Batch Inputs: tensor([[1, 2, 3],
        [4, 5, 0]])
Batch Labels: tensor([0, 1])
Batch Inputs: tensor([[6, 7, 8, 9]])
Batch Labels: tensor([0])

Using multiple worker threads for data loading

DataLoader class allows you to specify the number of worker threads using the num_workers parameter. It can speed up data loading by allowing multiple samples to be loaded concurrently .This parameter determines how many subprocesses to use for data loading, which can significantly speed up the loading process, especially if loading data involves heavy I/O operations like reading from disk or fetching data from the network.

data_loader = DataLoader(dataset, batch_size=32, shuffle=True, num_workers=4)

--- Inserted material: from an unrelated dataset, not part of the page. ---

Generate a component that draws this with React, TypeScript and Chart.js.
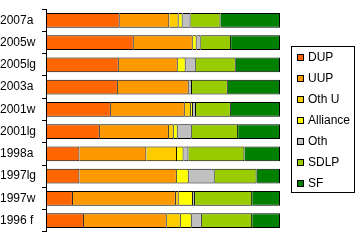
import React, { useEffect, useRef } from "react";
import { Chart, registerables } from "chart.js";

Chart.register(...registerables);

const categories = ["2007a", "2005w", "2005lg", "2003a", "2001w", "2001lg", "1998a", "1997lg", "1997w", "1996 f"];
const seriesNames = ["DUP", "UUP", "Oth U", "Alliance", "Oth", "SDLP", "SF"];
const seriesColors = ["#FF6600", "#FF9900", "#FFCC00", "#FFFF00", "#C0C0C0", "#99CC00", "#008000"];

const dup = [31.5, 37.5, 31.1, 30.7, 27.7, 23.0, 14.3, 14.3, 11.5, 16.2];
const uup = [21.2, 25.2, 25.2, 30.3, 31.6, 29.5, 28.6, 41.6, 44.0, 35.4];
const othU = [4.0, 0, 0, 0, 2.6, 2.1, 13.1, 0, 1.2, 6.0];
const alliance = [1.7, 1.7, 3.4, 0, 0.9, 1.7, 2.8, 5.1, 6.1, 4.7];
const oth = [3.4, 1.7, 4.3, 1.4, 1.3, 6.0, 2.1, 11.1, 0.9, 4.3];
const sdlp = [12.8, 13.0, 17.1, 15.3, 14.9, 19.8, 23.9, 17.9, 24.4, 21.5];
const sf = [25.4, 20.9, 18.9, 22.3, 21.0, 17.9, 15.2, 10.0, 11.9, 11.9];

const seriesValues = [dup, uup, othU, alliance, oth, sdlp, sf];

const FONT = '"Liberation Sans", Arial, sans-serif';

const boxLegend = {
  id: "boxLegend",
  afterDraw(chart: any) {
    const ctx = chart.ctx;
    ctx.save();
    ctx.strokeStyle = "#000";
    ctx.lineWidth = 1;
    ctx.strokeRect(291.5, 46.5, 63, 146);
    ctx.font = `12px ${FONT}`;
    ctx.textBaseline = "middle";
    ctx.textAlign = "left";
    chart.data.datasets.forEach((ds: any, i: number) => {
      const cy = 57 + i * 21.1;
      const top = Math.round(cy - 3.5);
      ctx.fillStyle = "#000";
      ctx.fillRect(297, top, 7, 7);
      ctx.fillStyle = ds.backgroundColor;
      ctx.fillRect(298, top + 1, 5, 5);
      ctx.fillStyle = "#000";
      ctx.fillText(ds.label, 308, cy + 0.5);
    });
    ctx.restore();
  },
};

export default function App() {
  const ref = useRef<HTMLCanvasElement | null>(null);
  useEffect(() => {
    if (!ref.current) return;
    const chart = new Chart(ref.current, {
      type: "bar",
      data: {
        labels: categories,
        datasets: seriesNames.map((name, i) => ({
          label: name,
          data: seriesValues[i],
          backgroundColor: seriesColors[i],
          borderColor: "#000",
          borderWidth: { top: 1, bottom: 1, right: 1, left: i === 0 ? 1 : 0 },
          borderSkipped: false,
          barPercentage: 2 / 3,
          categoryPercentage: 1,
        })),
      },
      options: {
        indexAxis: "y",
        responsive: false,
        animation: false,
        layout: { padding: { left: 0, right: 77, top: 0, bottom: 1 } },
        plugins: { legend: { display: false }, tooltip: { enabled: false } },
        scales: {
          x: { stacked: true, display: false, min: 0, max: 100 },
          y: {
            stacked: true,
            afterFit: (scale: any) => {
              scale.width = 46;
            },
            grid: {
              display: true,
              drawOnChartArea: false,
              drawTicks: true,
              tickLength: 4,
              color: "#000",
              offset: true,
            },
            border: { display: true, color: "#000" },
            ticks: {
              crossAlign: "far",
              color: "#000",
              font: { family: FONT, size: 12 },
              padding: 2,
            },
          },
        },
      },
      plugins: [boxLegend],
    });
    return () => chart.destroy();
  }, []);
  return (
    <div style={{ position: "fixed", left: 0, top: 0, width: 357, height: 241, background: "#fff" }}>
      <canvas ref={ref} width={357} height={241} style={{ display: "block" }} />
    </div>
  );
}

We can adjust the num_workers parameter based on your hardware capabilities and the specific requirements of your dataset to achieve optimal performance. Also by using profiling tools like torch.utils.bottleneck to identify potential bottlenecks in your data loading pipeline and optimize accordingly.

Conclusion

DataLoader significantly impacts training quality. Batching, shuffling, and preprocessing are essential to a robust model and efficient for deep learning pipeline.